The lowest and highest birth rates in Melbourne by suburb
Last year, 55,730 babies were born in greater Melbourne, 8.2 per cent less than the 60,690 births recorded in 2019. The city's population grew by 270,000 people in that five-year period, underlying its heavy reliance on migration to grow.
Melbourne's fertility rate – the average number of children born in a woman's lifetime – fell to 1.4 last year, the lowest among major Australian cities, and well below the replacement rate of 2.1 needed to maintain a city's population without migration.
But the declining fertility rate was not spread evenly across the city.
Melbourne's newest outer suburbs remain fertile breeding ground for new families, while the inner-city and affluent middle suburbs have become relative baby deserts.

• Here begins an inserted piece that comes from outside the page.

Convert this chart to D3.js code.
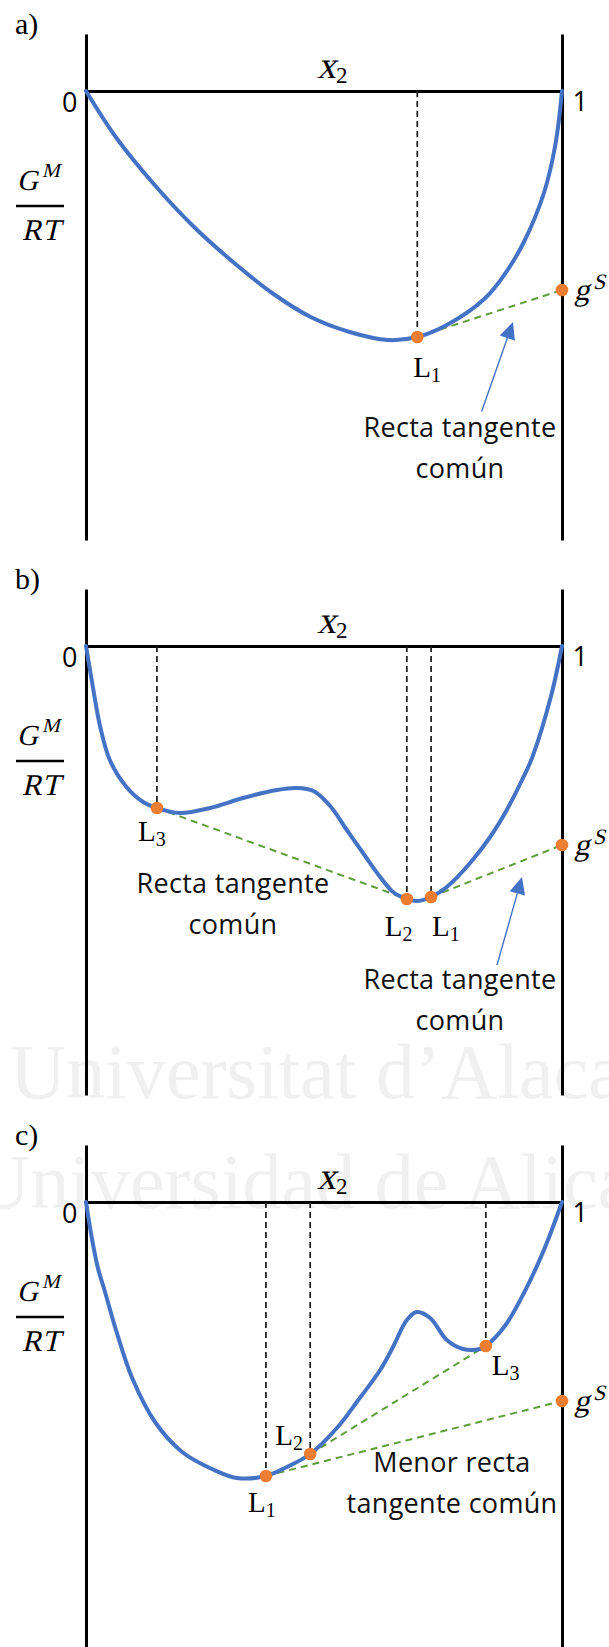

The statistics, based on preliminary analysis of Australian Bureau of Statistics data by KPMG, also reveal that fertility rates are closely aligned with house sizes in Melbourne. Suburbs with the highest fertility rates typically have houses with three or more bedrooms on average, while less fertile suburbs are dominated by one- and two-bedroom homes.
But there are outliers: a large handful of wealthy suburbs filled with big family-sized homes that are unaffordable to most young families and increasingly filled with empty-nesters.
KPMG Urban Economist Terry Rawnsley said Melbourne's declining birth rate could be linked to recent high inflation and worsening housing affordability.